What are some of the environmental issues your groups are working on?

We’re working on solar energy. I want to emphasize that in the campaign big time, because that’s as close to a universal solvent in the environmental area as we’re ever likely to achieve. The solar industry is beginning to pick up the pace, especially exports to the third world. The other thing we’re doing is monitoring nuclear power for safety issues. There aren’t any new orders for power plants, so it’s all radioactive disposal and things like that.

Then we run into fighting the bills in Congress to deregulate the EPA and OSHA.

It does seem that, at least in the first part of the 104th Congress, a lot of the really horrific things Republicans wanted to do didn’t happen.

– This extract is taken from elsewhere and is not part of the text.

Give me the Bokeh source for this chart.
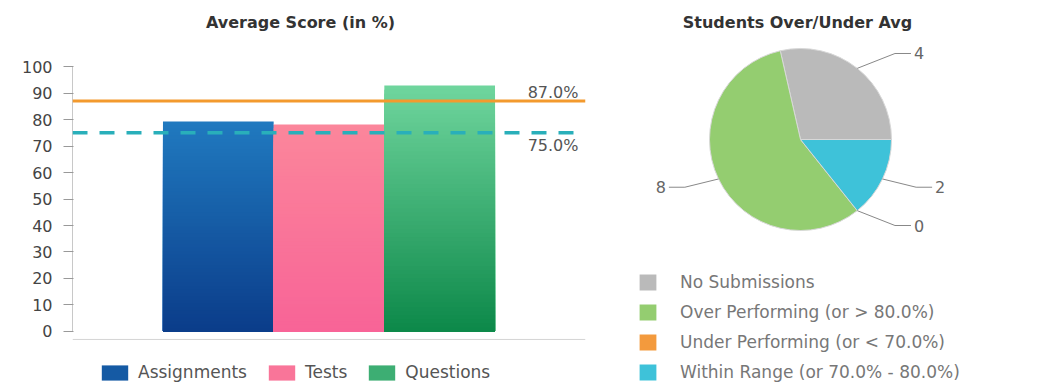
import numpy as np
from bokeh.plotting import figure
from bokeh.models import (ColumnDataSource, FactorRange, Range1d, Span, Label,
                          Legend, LegendItem, FixedTicker)
from bokeh.layouts import row
from bokeh.embed import file_html
from bokeh.resources import INLINE
from bokeh.core.properties import value

# ---------------- data ----------------
categories = ["Assignments", "Tests", "Questions"]
avg_scores = [79.2, 78.1, 92.8]
bar_top_colors = ["#2079bf", "#fb869b", "#6fd59d"]
bar_bottom_colors = ["#0b3d8a", "#f86497", "#0d894a"]
upper_line = 87.0
lower_line = 75.0
y_ticks = [0, 10, 20, 30, 40, 50, 60, 70, 80, 90, 100]

pie_labels = ["No Submissions", "Over Performing (or > 80.0%)",
              "Under Performing (or < 70.0%)", "Within Range (or 70.0% - 80.0%)"]
pie_counts = [4, 8, 0, 2]
pie_colors = ["#bababa", "#94cd70", "#f39a3d", "#3ec2d9"]

FONT = "DejaVu Sans"


def hex2rgb(h):
    return tuple(int(h[i:i + 2], 16) for i in (1, 3, 5))


def mix(c1, c2, t):
    a, b = hex2rgb(c1), hex2rgb(c2)
    return "#%02x%02x%02x" % tuple(int(round(a[i] + (b[i] - a[i]) * t)) for i in range(3))


# ---------------- bar chart ----------------
p = figure(width=608, height=389,
           x_range=FactorRange(factors=categories, range_padding=0.545,
                               range_padding_units="percent"),
           y_range=Range1d(-21.887, 124.906),
           output_backend="svg", toolbar_location=None,
           x_axis_location=None, title_location=None,
           min_border_left=72, min_border_right=23, min_border_top=0,
           min_border_bottom=0, outline_line_color=None)
p.xgrid.visible = False
p.ygrid.visible = False

N = 60
legend_items = []
for cat, score, ct, cb in zip(categories, avg_scores, bar_top_colors, bar_bottom_colors):
    k = np.arange(N)
    # layered bars: tallest first (top colour), shorter ones painted over it
    src = ColumnDataSource(dict(
        x=[cat] * N,
        top=score * (N - k) / N,
        color=[mix(ct, cb, i / (N - 1)) for i in k],
    ))
    r = p.vbar(x="x", bottom=0, top="top", width=1.0, fill_color="color",
               line_color=None, source=src)
    legend_items.append(LegendItem(label=cat, renderers=[r], index=N // 2))

# baseline (x axis line)
p.add_layout(Span(location=-3.0, dimension="width", line_color="#d4d4d4", line_width=1))

p.add_layout(Span(location=upper_line, dimension="width", line_color="#f39a2e",
                  line_width=3))
p.add_layout(Span(location=lower_line, dimension="width", line_color="#29afba",
                  line_width=3.5, line_dash="15 12"))

p.add_layout(Label(x=506, x_units="screen", y=upper_line, text=f"{upper_line:.1f}%",
                   text_align="right", text_baseline="alphabetic", y_offset=8,
                   text_font=FONT, text_font_size="16px", text_color="#555555"))
p.add_layout(Label(x=506, x_units="screen", y=lower_line, text=f"{lower_line:.1f}%",
                   text_align="right", text_baseline="alphabetic", y_offset=-13,
                   text_font=FONT, text_font_size="16px", text_color="#555555"))

p.add_layout(Label(x=228, y=367, x_units="screen", y_units="screen",
                   text="Average Score (in %)", text_align="center",
                   text_baseline="middle", text_font=FONT, text_font_style="bold",
                   text_font_size="16px", text_color="#333333"))

p.yaxis.ticker = FixedTicker(ticks=y_ticks)
p.yaxis.bounds = (0, 100)
p.yaxis.axis_line_color = "#c8c8c8"
p.yaxis.major_tick_line_color = "#999999"
p.yaxis.major_tick_in = 1
p.yaxis.major_tick_out = 9
p.yaxis.minor_tick_line_color = None
p.yaxis.major_label_standoff = 11
p.yaxis.major_label_text_font = FONT
p.yaxis.major_label_text_font_size = "16px"
p.yaxis.major_label_text_color = "#444444"

leg = Legend(items=legend_items, orientation="horizontal", location=(26, 7),
             glyph_width=33, glyph_height=19, label_height=19, label_standoff=7,
             spacing=18, padding=0, margin=0, border_line_color=None,
             background_fill_alpha=0, label_text_font=FONT,
             label_text_font_size="17px", label_text_color="#555555")
p.add_layout(leg)

# ---------------- pie chart ----------------
q = figure(width=452, height=389, x_range=Range1d(0, 452), y_range=Range1d(0, 389),
           output_backend="svg", toolbar_location=None,
           x_axis_location=None, y_axis_location=None, title_location=None,
           min_border=0, outline_line_color=None)
q.grid.visible = False

cx, cy, R = 192, 250, 91
counts = np.array(pie_counts, dtype=float)
fracs = counts / counts.sum() * 2 * np.pi
ends = np.cumsum(fracs)
starts = ends - fracs
nz = counts > 0
wsrc = ColumnDataSource(dict(start=starts[nz], end=ends[nz],
                             color=[c for c, k in zip(pie_colors, nz) if k]))
q.wedge(x=cx, y=cy, radius=R, start_angle="start", end_angle="end",
        fill_color="color", line_color="#d8d8d8", line_width=1, source=wsrc)

# legend swatches (no position on the chart)
lsrc = ColumnDataSource(dict(x=[np.nan] * len(pie_labels), y=[np.nan] * len(pie_labels),
                             color=pie_colors))
lr = q.rect(x="x", y="y", width=1, height=1, fill_color="color", line_color=None,
            source=lsrc)

mids = (starts + ends) / 2
xs, ys = [], []
rx, ry, rt, lx, ly, lt = [], [], [], [], [], []
for a, c in zip(mids, pie_counts):
    x0, y0 = cx + R * np.cos(a), cy + R * np.sin(a)
    ly_ = cy + 110 * np.sin(a)
    side = 1 if np.cos(a) >= 0 else -1
    xe = cx + side * np.sqrt(140 ** 2 - (110 * np.sin(a)) ** 2)
    xm = xe - side * 16
    xs.append([x0, xm, xe])
    ys.append([y0, ly_, ly_])
    if side > 0:
        rx.append(xe + 3); ry.append(ly_); rt.append(str(c))
    else:
        lx.append(xe - 3); ly.append(ly_); lt.append(str(c))

q.multi_line(xs=xs, ys=ys, line_color="#888888", line_width=1)
q.text(x=rx, y=ry, text=rt, text_align="left", text_baseline="middle",
       text_font=value(FONT), text_font_size="16px", text_color="#666666")
q.text(x=lx, y=ly, text=lt, text_align="right", text_baseline="middle",
       text_font=value(FONT), text_font_size="16px", text_color="#666666")

q.add_layout(Label(x=189, y=367, x_units="screen", y_units="screen",
                   text="Students Over/Under Avg", text_align="center",
                   text_baseline="middle", text_font=FONT, text_font_style="bold",
                   text_font_size="16px", text_color="#333333"))

pleg = Legend(items=[LegendItem(label=l, renderers=[lr], index=i)
                     for i, l in enumerate(pie_labels)],
              location=(29, 7), orientation="vertical",
              glyph_width=21, glyph_height=20, label_height=20, spacing=10,
              label_standoff=22, padding=0, margin=0, border_line_color=None,
              background_fill_alpha=0, label_text_font=FONT,
              label_text_font_size="17px", label_text_color="#777777")
q.add_layout(pleg)

layout = row(p, q)
open("out.html", "w").write(file_html(layout, INLINE))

Yes, and for two reasons. The Democrats did slow it down a bit; but the second reason is that the Republicans can’t get it through their thick skulls that there’s no difference between Republican lungs and Democratic lungs. People become nonpartisian or bipartisian on these issues. But people have to form coalitions behind renewables and energy efficiency. The bigger the solar energy industry gets, the more formidable it becomes in its battle against fossil fuel and nuclear.

Do you think the campaign will be a good vehicle for you to talk about these ideas?

Yes, and if I could get on one of the debates it would be even better. But they say I’m not in enough states to mathematically qualify. There are more and more states where petition drives are underway, like New Jersey, Pennsylvania, and New York, but I may not be mathematically crossing that line.